"I HAVE been seeking PF Sloan, but no-one knows where he has gone," are the opening words in singer Rumer's new single, and if they sound even vaguely familiar, that's because they were written a few decades ago by Jimmy Webb.

Webb was better known for Wichita Lineman, By the Time I Get to Phoenix and MacArthur Park, but PF Sloan remains one of his most intriguing songs. It has been covered by, among others, Jackson Browne, and Webb himself performed it in Edinburgh a few years ago.

So who is PF Sloan? He was born Philip Gary Schlein, in New York in the mid-1940s, and spent most of his teens in LA. He released a single in 1959, and in a music store met Elvis Presley, who agreed there and then to teach him a few guitar chords. Together with colleague Steve Barri he penned numerous surf songs. Folk-rock was a revelation to him, and he wrote several classics, including (at the age of 19) the protest song Eve of Destruction, his best-known achievement. Barry McGuire's gruff-voiced 1965 version topped the US charts despite (or because of) a radio ban. One sociologist detected similarities in its beat to Spanish civil war songs and even Nazi hymns. The song had a faux-Dylanesque way with words, and Sloan began to be compared to Dylan.

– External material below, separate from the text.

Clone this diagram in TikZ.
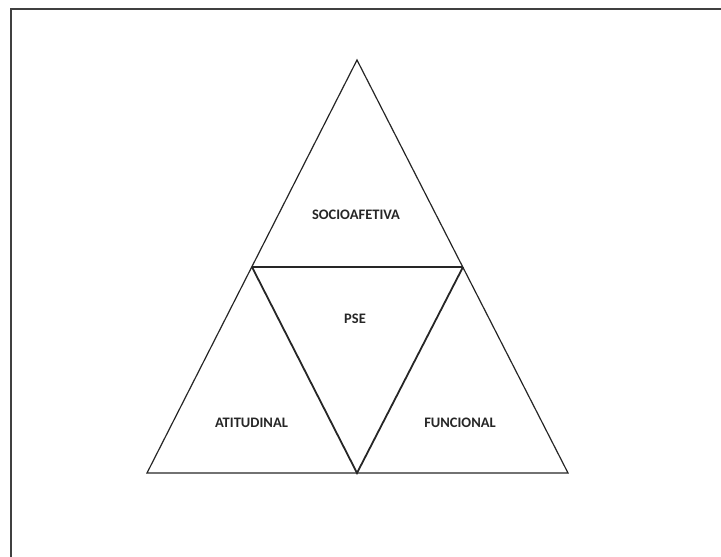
\documentclass[tikz,border=0pt]{standalone}
\usepackage{fontspec}
\setmainfont{Carlito}
\begin{document}
\begin{tikzpicture}[x=1pt,y=-1pt,
  lbl/.style={font=\bfseries\fontsize{14.5}{16}\selectfont, inner sep=0pt, text=black!85},
  outer/.style={draw=black!85, line width=1.2pt, line join=miter},
  inner/.style={draw=black!85, line width=1.8pt, line join=miter}]
\useasboundingbox (0,0) rectangle (721,557);
\draw[draw=black!75, line width=2pt] (10.5,557) -- (10.5,8.5) -- (721,8.5);
\coordinate (apex) at (357,60);
\coordinate (ml) at (252,267);
\coordinate (mr) at (463,267);
\coordinate (bl) at (147,473);
\coordinate (bm) at (357,473);
\coordinate (br) at (568,473);
\draw[outer] (apex) -- (bl) -- (br) -- cycle;
\draw[outer] (ml) -- (mr);
\draw[inner] (ml) -- (bm) -- (mr);
\node[lbl] (s) at (356,215) {SOCIOAFETIVA};
\node[lbl] (p) at (355,318.5) {PSE};
\node[lbl] (a) at (251.5,422.5) {ATITUDINAL};
\node[lbl] (f) at (460,422.5) {FUNCIONAL};
\end{tikzpicture}
\end{document}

Sloan was, to quote allmusic.com, a seminal figure in the evolution of West Coast pop; throughout the mid-60s, his partnership with McGuire was "a hitmaking force to rival the likes of Bacharach/David or Goffin/King".

Sloan fell off the radar, producing new material at extremely long intervals. There were also battles with depression and catatonia. But he's still around, and there are ghostly imprints of him on the internet if you look hard enough.